I appreciated and enjoyed Erica's call to action. She along with Itzel and Tatiana and Dexter left their audience with a choice, while admitting that success and fame sometimes means going along with a program one did not produce or audition for.

The women surveyed were one's most students knew and I can certainly say that many of you are experts, but as budding scholars, you do not have a published body of work yet, so you have to look to other published work of scholars who support your arguments.

Keep this in mind. Hip Hop didn't jump out of a vacuum, it is an art which is a part of American culture, specifically rooted in African Diaspora culture so dig deeply to find historic evidence to support your claims.

If you are talking about money and American culture and this materialism evident in popular culture, or body adornment and how it is showing up in the younger generations...look at trends and periods in American history like the the radical '60s which was a look that had several soundtracks.

I read the essays and many do not use scholarly sources from a library database, not one, also the MLA is not correct on many papers and others are too short. I will return them to you with comments and Dexter I will email yours back to you with comments. If you want comments sooner than Tuesday, October 6, Erica, Itzel and Tatiana, send me your work.

Students escaped without handouts I'd had for you. Darn it! I will give you the articles on Tuesday. I'd like you to read the other essays I listed from Total Chaos in the assignment post (I also gave students handouts) for this coming week which includes today. I will post links for responses.

We are scholars so even if the language in the work we are studying is full of cliches and profanity and other non-standard language, when we critique the work--one paper and in oral discussion, we use Standard English.

Please post your comments here. Be constructive and use examples from the presentations.

Tuesday, September 29, 2009

"Ladies First" Free Write

Post the three paragraph essay response to Felicia Pride's "Ladies First" here. Remember, use a block quote from the song by Queen Latifah, a paraphrase and another citation from Pride's narrative. Include a works cited section of the paper.

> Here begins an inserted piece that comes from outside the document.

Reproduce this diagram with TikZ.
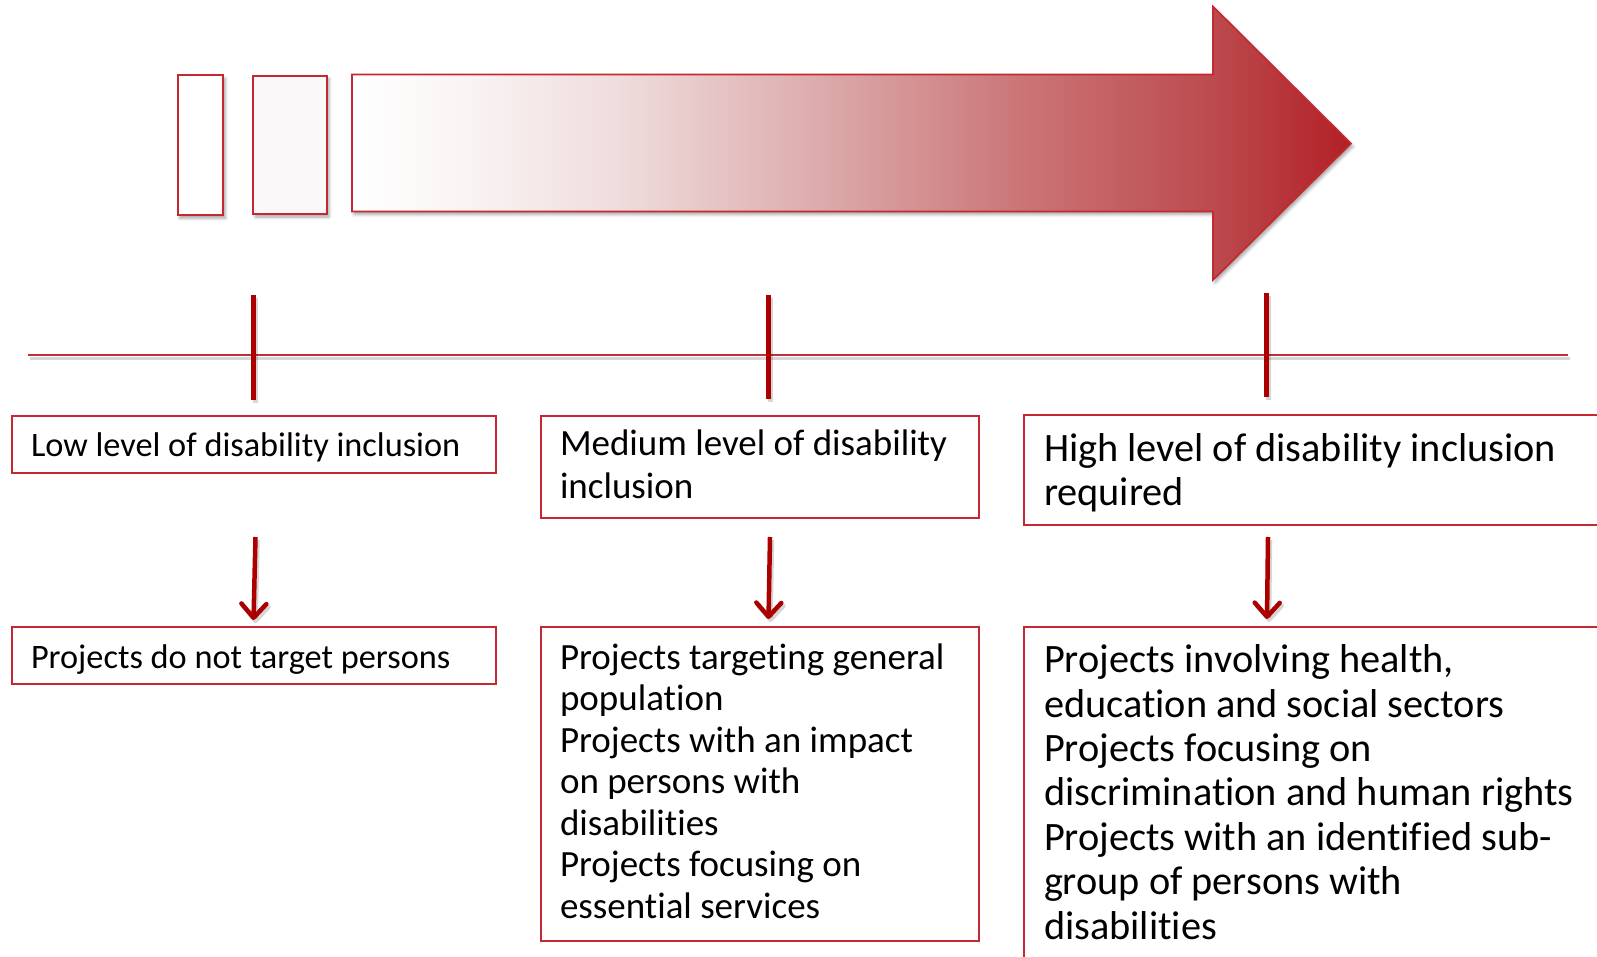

American Culture Cyber-Posts











Today the presentations went very well. Please post your narratives here. They will certainly be more in depth than the presentations for some of you. Remember DEEP was the tag line.... The 100 words was a minimum.

In the future, please complete your homework, at home. I could tell the difference. Oh, and for students presenting essays on Thursday, October 1 re: Women in Hip Hop, Relax and have fun, if you need another couple of days to get the essay in to me or you'd like me to look at it, give you feedback and then allow you to turn it in later, come to the study hour 12-1 10/01 in L-235 with your paper or make arrangements in advance.

You can also email the essay to me today and I can look at it before 10/01 and give you comments. Call me and tell me you sent it, just in case.

Again, post your narratives here. If you didn't present, still post the narrative here. You can present on Thursday, October 1, before papers are presented. Be prompt. So far, Forrest is the only one I know who is presenting.